**SUPPLIED DATA:**
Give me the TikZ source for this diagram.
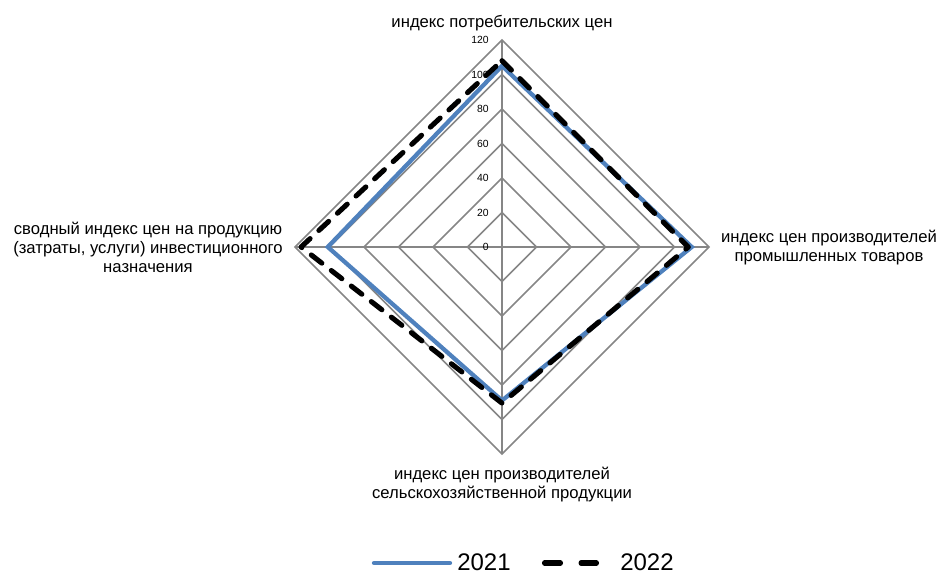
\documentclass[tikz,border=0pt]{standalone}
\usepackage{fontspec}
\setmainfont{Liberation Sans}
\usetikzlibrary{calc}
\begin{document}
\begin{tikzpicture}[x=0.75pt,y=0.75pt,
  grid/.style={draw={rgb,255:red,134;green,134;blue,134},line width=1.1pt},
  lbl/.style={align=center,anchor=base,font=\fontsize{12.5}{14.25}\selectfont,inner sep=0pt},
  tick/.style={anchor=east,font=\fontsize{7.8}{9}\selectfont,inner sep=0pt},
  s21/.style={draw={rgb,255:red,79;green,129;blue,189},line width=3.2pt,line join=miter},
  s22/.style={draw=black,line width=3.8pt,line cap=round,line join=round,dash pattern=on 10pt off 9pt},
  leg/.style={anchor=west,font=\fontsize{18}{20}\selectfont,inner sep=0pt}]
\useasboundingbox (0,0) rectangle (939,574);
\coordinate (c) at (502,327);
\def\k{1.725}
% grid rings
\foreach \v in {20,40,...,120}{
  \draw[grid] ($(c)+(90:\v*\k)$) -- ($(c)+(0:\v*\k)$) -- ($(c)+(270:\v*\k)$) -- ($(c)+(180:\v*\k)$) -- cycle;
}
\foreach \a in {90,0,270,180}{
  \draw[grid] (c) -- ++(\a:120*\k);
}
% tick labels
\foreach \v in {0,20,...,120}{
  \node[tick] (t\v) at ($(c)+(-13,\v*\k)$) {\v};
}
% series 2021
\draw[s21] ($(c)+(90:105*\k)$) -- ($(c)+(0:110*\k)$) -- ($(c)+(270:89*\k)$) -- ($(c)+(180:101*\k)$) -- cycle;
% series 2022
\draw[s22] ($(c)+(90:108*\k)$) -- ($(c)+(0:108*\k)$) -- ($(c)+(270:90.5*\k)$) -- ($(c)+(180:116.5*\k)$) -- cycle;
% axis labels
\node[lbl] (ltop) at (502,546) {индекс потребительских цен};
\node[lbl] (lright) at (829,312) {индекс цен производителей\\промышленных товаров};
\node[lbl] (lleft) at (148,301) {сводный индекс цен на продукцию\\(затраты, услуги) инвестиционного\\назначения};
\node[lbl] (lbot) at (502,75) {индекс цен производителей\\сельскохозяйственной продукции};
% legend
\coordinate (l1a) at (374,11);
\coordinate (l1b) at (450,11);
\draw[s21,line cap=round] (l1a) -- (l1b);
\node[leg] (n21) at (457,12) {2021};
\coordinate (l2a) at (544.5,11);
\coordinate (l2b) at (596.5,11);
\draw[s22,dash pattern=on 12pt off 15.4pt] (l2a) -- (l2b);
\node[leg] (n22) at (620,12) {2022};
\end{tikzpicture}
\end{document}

**WHAT IS NEEDED:**
Write the listing out a second time exactly, dropping all images.

**PROBLEM SOLUTION:**
Give me the TikZ source for this diagram.
\documentclass[tikz,border=0pt]{standalone}
\usepackage{fontspec}
\setmainfont{Liberation Sans}
\usetikzlibrary{calc}
\begin{document}
\begin{tikzpicture}[x=0.75pt,y=0.75pt,
  grid/.style={draw={rgb,255:red,134;green,134;blue,134},line width=1.1pt},
  lbl/.style={align=center,anchor=base,font=\fontsize{12.5}{14.25}\selectfont,inner sep=0pt},
  tick/.style={anchor=east,font=\fontsize{7.8}{9}\selectfont,inner sep=0pt},
  s21/.style={draw={rgb,255:red,79;green,129;blue,189},line width=3.2pt,line join=miter},
  s22/.style={draw=black,line width=3.8pt,line cap=round,line join=round,dash pattern=on 10pt off 9pt},
  leg/.style={anchor=west,font=\fontsize{18}{20}\selectfont,inner sep=0pt}]
\useasboundingbox (0,0) rectangle (939,574);
\coordinate (c) at (502,327);
\def\k{1.725}
% grid rings
\foreach \v in {20,40,...,120}{
  \draw[grid] ($(c)+(90:\v*\k)$) -- ($(c)+(0:\v*\k)$) -- ($(c)+(270:\v*\k)$) -- ($(c)+(180:\v*\k)$) -- cycle;
}
\foreach \a in {90,0,270,180}{
  \draw[grid] (c) -- ++(\a:120*\k);
}
% tick labels
\foreach \v in {0,20,...,120}{
  \node[tick] (t\v) at ($(c)+(-13,\v*\k)$) {\v};
}
% series 2021
\draw[s21] ($(c)+(90:105*\k)$) -- ($(c)+(0:110*\k)$) -- ($(c)+(270:89*\k)$) -- ($(c)+(180:101*\k)$) -- cycle;
% series 2022
\draw[s22] ($(c)+(90:108*\k)$) -- ($(c)+(0:108*\k)$) -- ($(c)+(270:90.5*\k)$) -- ($(c)+(180:116.5*\k)$) -- cycle;
% axis labels
\node[lbl] (ltop) at (502,546) {индекс потребительских цен};
\node[lbl] (lright) at (829,312) {индекс цен производителей\\промышленных товаров};
\node[lbl] (lleft) at (148,301) {сводный индекс цен на продукцию\\(затраты, услуги) инвестиционного\\назначения};
\node[lbl] (lbot) at (502,75) {индекс цен производителей\\сельскохозяйственной продукции};
% legend
\coordinate (l1a) at (374,11);
\coordinate (l1b) at (450,11);
\draw[s21,line cap=round] (l1a) -- (l1b);
\node[leg] (n21) at (457,12) {2021};
\coordinate (l2a) at (544.5,11);
\coordinate (l2b) at (596.5,11);
\draw[s22,dash pattern=on 12pt off 15.4pt] (l2a) -- (l2b);
\node[leg] (n22) at (620,12) {2022};
\end{tikzpicture}
\end{document}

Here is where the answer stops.